How would you like your steak broiled?
All our Strips, Delmonicos, Porterhouses and T-Bones are U.S. Prime only, and all of these steaks are aged 5-8 weeks. They are trimmed and cut after you order, and broiled over real charcoal.
A thick steak for two is always better than two single steaks - when broiled rare or medium rare. Individual steaks are better for medium well or well done. A thick steak gives you much greater charcoal flavor. And there's nothing quite like a beautiful, dark brown charcoal crust over a juicy red or pink center. Chances are, you will enjoy half of a 16 oz. steak for two much more than you will enjoy an individual 8 oz. steak. Except if you prefer your steak medium well or well done. In that case, order thin steaks. You'll have much less shrinkage.
If you'd like a larger steak broiled medium well or well done, we recommend that you have it "butterflied" or opened up and cut almost in two. You'll get more to eat that way, and it won't be so heavily crusted or as dried out.
Do not over order. Don't order a 16 oz. Strip, for example, in order to get 10 ounces of steak; order 10 ounces. Because we try to trim away what you cannot enjoy, the inedible, fatty tail is replaced with a cut of tenderloin. The fat is reduced to the minimum that will enhance your steak flavor. On Delmonico steaks, the ribeye is opened and the fat and gristle are removed and replaced with Filet where necessary. On T-Bone and Porterhouse steaks, some of the bone is even removed.

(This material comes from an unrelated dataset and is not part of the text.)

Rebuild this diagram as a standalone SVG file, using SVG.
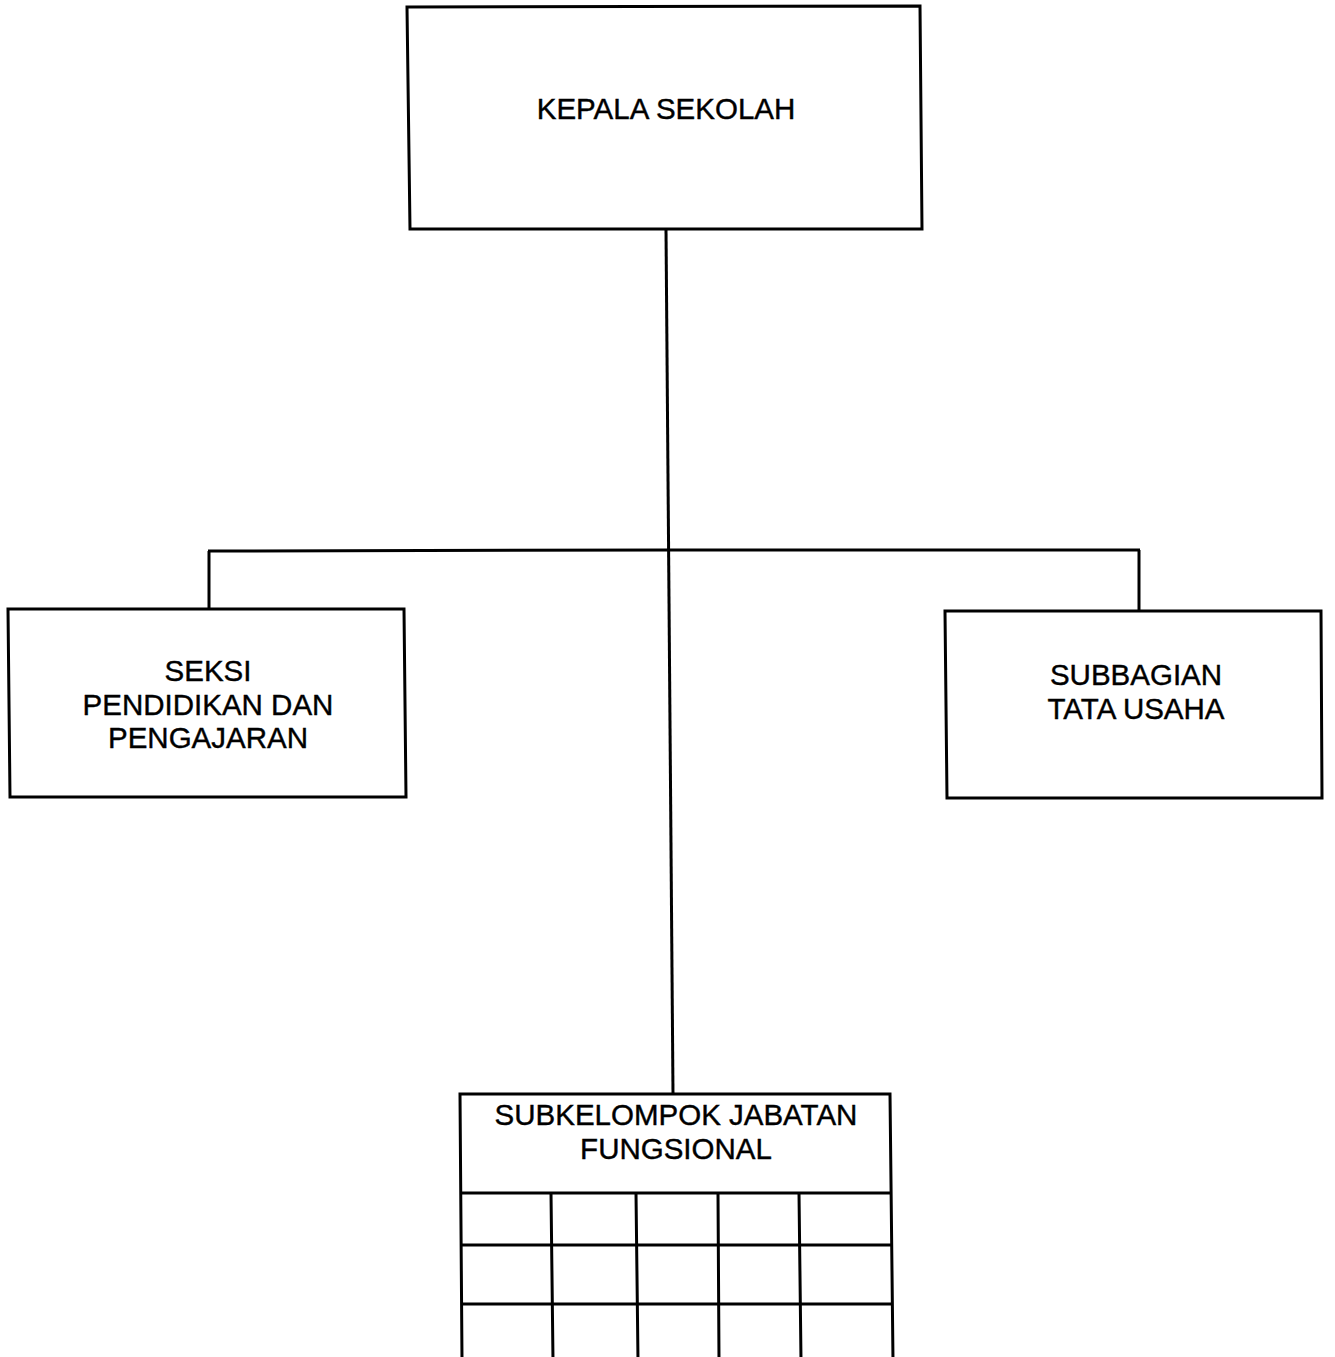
<svg xmlns="http://www.w3.org/2000/svg" width="1335" height="1357" viewBox="0 0 1335 1357">
<style>
.box{fill:#fff;stroke:#000;stroke-width:3}
.ln{fill:none;stroke:#000;stroke-width:3}
.t{font-family:"Liberation Sans",Arial,sans-serif;font-size:29.5px;fill:#000;stroke:#000;stroke-width:0.4;text-anchor:middle}
</style>
<rect width="1335" height="1357" fill="#fff"/>
<g id="connectors">
<path class="ln" d="M666 229 L673 1093"/>
<path class="ln" d="M208 551 L669 550 L1140 550"/>
<path class="ln" d="M209 551 L209 609"/>
<path class="ln" d="M1139 550 L1139 611"/>
</g>
<g id="kepala">
<polygon class="box" points="407,7 920,6 922,229 410,229"/>
<text class="t" x="666" y="119">KEPALA SEKOLAH</text>
</g>
<g id="seksi">
<polygon class="box" points="8,609 404,609 406,797 10,797"/>
<text class="t" x="208" y="681">SEKSI</text>
<text class="t" x="208" y="715">PENDIDIKAN DAN</text>
<text class="t" x="208" y="748">PENGAJARAN</text>
</g>
<g id="subbagian">
<polygon class="box" points="945,611 1321,611 1322,798 947,798"/>
<text class="t" x="1136" y="685">SUBBAGIAN</text>
<text class="t" x="1136" y="719">TATA USAHA</text>
</g>
<g id="subkelompok">
<path class="box" d="M462 1360 L460 1094 L890 1094 L893 1360"/>
<path class="ln" d="M461 1193 L891 1193 M462 1245 L892 1245 M462 1304 L892 1304"/>
<path class="ln" d="M551 1193 L553 1360 M636 1193 L638 1360 M718 1193 L719 1360 M799 1193 L801 1360"/>
<text class="t" x="676" y="1125">SUBKELOMPOK JABATAN</text>
<text class="t" x="676" y="1159">FUNGSIONAL</text>
</g>
</svg>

Also, even with a fairly small steak, you will generally have more than enough to eat; please don't order too large a steak unless you are exceptionally hungry. If you order a Filet, 8 ounces is more than enough for the average person; 6 ounces may be enough for many.
Why do we "age" steaks? When you consid- er the cost, the work, and the waste, is it really worthwhile to age beef a long time? Most people and most eating places say beef is aged when it is one or two weeks old.
We have found that extra-extra quality beef continues to improve for five, six, seven, eight weeks. Like great wines that improve for 50 years, great beef gets sweeter, more tender, and acquires a taste that cannot be duplicated, except with proper age.
This is our kind of beef and it's extremely expensive. We pay more in the beginning and we throw away more in the end.
And the meat, in the meantime, demands very special care. Each piece must be stored at exacting temperatures, with controlled humidity, and exceptionally fine circulation. It has already been paid for, and it keeps shrinking all the time.
Why do we "age" steaks so long?
We think it's all worthwhile when one single customer tells us he's eaten "everywhere" and ours is the "best." It's all in the taste.